Now imagine we expand the activity of gambling on the races to many thousands, even millions of participants, on the internet, or by other forms of communication. We might imagine the races taking a long time to complete, so there would be the question of which horse and jockeys would last, and for how long, and even some might change jockeys and so on. So in a $10, 000 prize race, with 10 horses, we have betting activity amounting to millions of dollars. Then, extend this further. Imagine some clever financial people start to offer insurance to the bettors, in case they lose too large a sum of money. Imagine also they begin to offer the opportunity to bet on the success of individual bettors, rather than just on the horse. And further suppose that all this “financial activity” is supported by central banks loaning huge sums to the participants. Loans to bettors, loans to those insuring the bettors, loans to those selling "packages” of bets. (Today, anyone who buys a house counting on its value to increase so they can use it for their pension fund, or as an ATM machine, is gambling. Recognise the scenario?) And so on.

This is exactly what the “financial economy” has become in our life time. It is now some 100’s of times larger in the amount of money in circulation within it, than the “real economy” on which it is supposedly based. When all those “financial” instruments, such as “mortgages” and other far more complex and unsaleable paper promises, begin to be perceived as not likely to be paid back, the “renters” will start trying to sell off their paper promises. Only the first few to do so will get out with any value. All the rest will be lost as the entire house of cards comes down. But, here is the rub. The money that was loaned into existence to enable all this “financial” activity will still exist. And it will be seeking a safe haven to preserve its purchasing power. The price of solid assets and of goods and services in the real economy will skyrocket. Hyperinflation will roam the land destroying savings, wealth, purchasing power, even survival for many.



Donato April 15 2010




This chart shows how spending money is already starting to flood out of the “financial economy”, in quantities far greater than needed to sustain the “real economy”.
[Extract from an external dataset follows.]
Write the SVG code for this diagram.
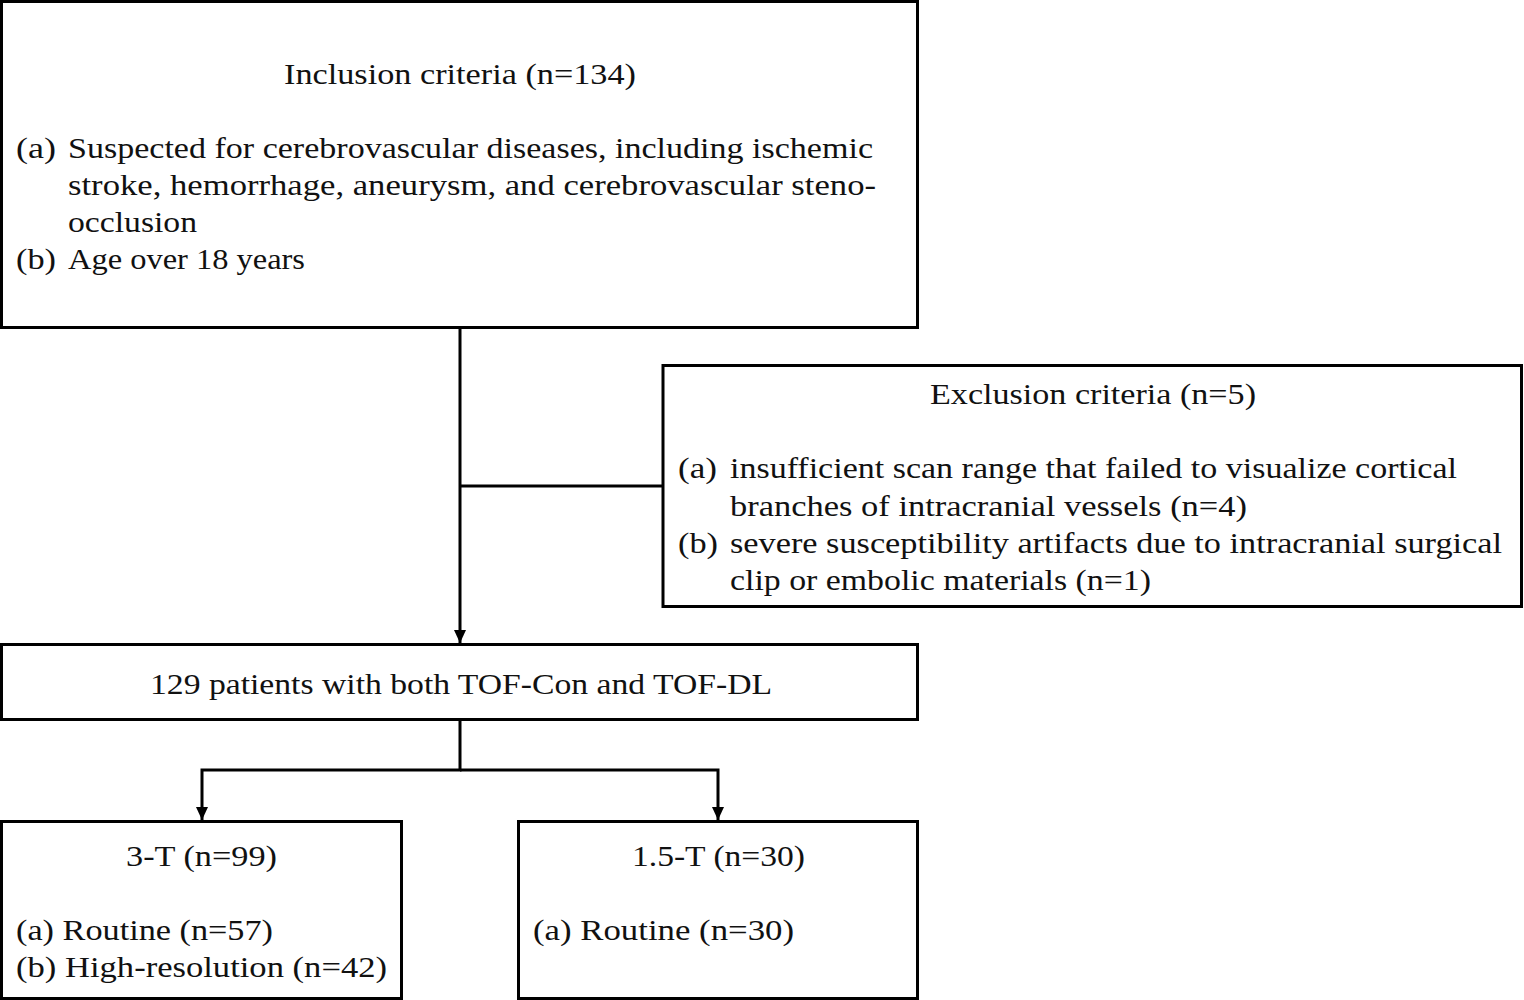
<svg xmlns="http://www.w3.org/2000/svg" width="1524" height="1000" viewBox="0 0 1524 1000">
<style>
.box{fill:#fff;stroke:#000;stroke-width:3}
.ln{fill:none;stroke:#000;stroke-width:3}
text{font-family:"Liberation Serif","DejaVu Serif",serif;font-size:30px;fill:#111}
</style>
<defs>
<marker id="arr" markerWidth="12" markerHeight="13" refX="6" refY="13" orient="0" markerUnits="userSpaceOnUse" viewBox="0 0 12 13">
<path d="M0,0 L12,0 L6,13 Z" fill="#000"/>
</marker>
</defs>
<rect width="1524" height="1000" fill="#fff"/>
<g id="connectors">
<line class="ln" x1="460" y1="328" x2="460" y2="643" marker-end="url(#arr)"/>
<line class="ln" x1="460" y1="486" x2="663" y2="486"/>
<polyline class="ln" points="460,720 460,770 202,770 202,820" marker-end="url(#arr)"/>
<polyline class="ln" points="460,770 718,770 718,820" marker-end="url(#arr)"/>
</g>
<g id="inclusion">
<rect class="box" x="1.5" y="1.5" width="916" height="326"/>
<text x="284" y="84" textLength="352" lengthAdjust="spacingAndGlyphs">Inclusion criteria (n=134)</text>
<text x="16" y="158" textLength="40" lengthAdjust="spacingAndGlyphs">(a)</text>
<text x="68" y="158" textLength="805" lengthAdjust="spacingAndGlyphs">Suspected for cerebrovascular diseases, including ischemic</text>
<text x="68" y="195" textLength="808" lengthAdjust="spacingAndGlyphs">stroke, hemorrhage, aneurysm, and cerebrovascular steno-</text>
<text x="68" y="232" textLength="129" lengthAdjust="spacingAndGlyphs">occlusion</text>
<text x="16" y="269" textLength="40" lengthAdjust="spacingAndGlyphs">(b)</text>
<text x="68" y="269" textLength="237" lengthAdjust="spacingAndGlyphs">Age over 18 years</text>
</g>
<g id="exclusion">
<rect class="box" x="663" y="365.5" width="858.5" height="241"/>
<text x="930" y="404" textLength="326" lengthAdjust="spacingAndGlyphs">Exclusion criteria (n=5)</text>
<text x="678" y="478" textLength="39" lengthAdjust="spacingAndGlyphs">(a)</text>
<text x="730" y="478" textLength="727" lengthAdjust="spacingAndGlyphs">insufficient scan range that failed to visualize cortical</text>
<text x="730" y="516" textLength="517" lengthAdjust="spacingAndGlyphs">branches of intracranial vessels (n=4)</text>
<text x="678" y="553" textLength="40" lengthAdjust="spacingAndGlyphs">(b)</text>
<text x="730" y="553" textLength="772" lengthAdjust="spacingAndGlyphs">severe susceptibility artifacts due to intracranial surgical</text>
<text x="730" y="590" textLength="421" lengthAdjust="spacingAndGlyphs">clip or embolic materials (n=1)</text>
</g>
<g id="patients">
<rect class="box" x="1.5" y="644.5" width="916" height="75"/>
<text x="150" y="694" textLength="622" lengthAdjust="spacingAndGlyphs">129 patients with both TOF-Con and TOF-DL</text>
</g>
<g id="t3">
<rect class="box" x="1.5" y="821.5" width="400" height="177"/>
<text x="126" y="866" textLength="151" lengthAdjust="spacingAndGlyphs">3-T (n=99)</text>
<text x="16" y="940" textLength="257" lengthAdjust="spacingAndGlyphs">(a) Routine (n=57)</text>
<text x="16" y="977" textLength="371" lengthAdjust="spacingAndGlyphs">(b) High-resolution (n=42)</text>
</g>
<g id="t15">
<rect class="box" x="518.5" y="821.5" width="399" height="177"/>
<text x="632" y="866" textLength="173" lengthAdjust="spacingAndGlyphs">1.5-T (n=30)</text>
<text x="533" y="940" textLength="261" lengthAdjust="spacingAndGlyphs">(a) Routine (n=30)</text>
</g>
</svg>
A QUOTE FROM AN ONLINE SOURCE:

These days, the (US) Administration’s watered-down “Volcker rule” – which will likely be diluted to water-like reform legislation in Congress – excludes the government debt markets from proprietary trading restrictions. Government finance is today’s unfolding Bubble and, not surprisingly, this Bubble is off limits for regulatory reform. Government deficits are integral to the Bubble, and there will be no serious effort to rein them in. The Fed’s balance sheet is a serious Bubble issue, but it also remains untouchable. Treasury, GSEs, and Federal Reserve Credit are viewed as the solution, and a historic Bubble is emboldened and builds momentum.

The markets’ perception of “too big to fail” has for years been an integral facet of Bubble dynamics. And despite all the talk of trying to rid the marketplace of this notion, the markets remain more persuaded than ever: the unfolding global government finance Bubble is much too gigantic for policy makers to risk letting it come anywhere close to failing. Massive U.S. deficits and near-zero interest rates ensure a steady flow of finance (newly created as well as an ongoing exodus out of low-yielding instruments) to debt markets around the world. Confidence runs high that ultra-loose U.S. financial conditions will continue to underpin Credit expansions globally. Politicians may talk tough, and they do put on a good show. Meanwhile, markets function with reticent aplomb, knowing they’ve got policy makers right where they want them.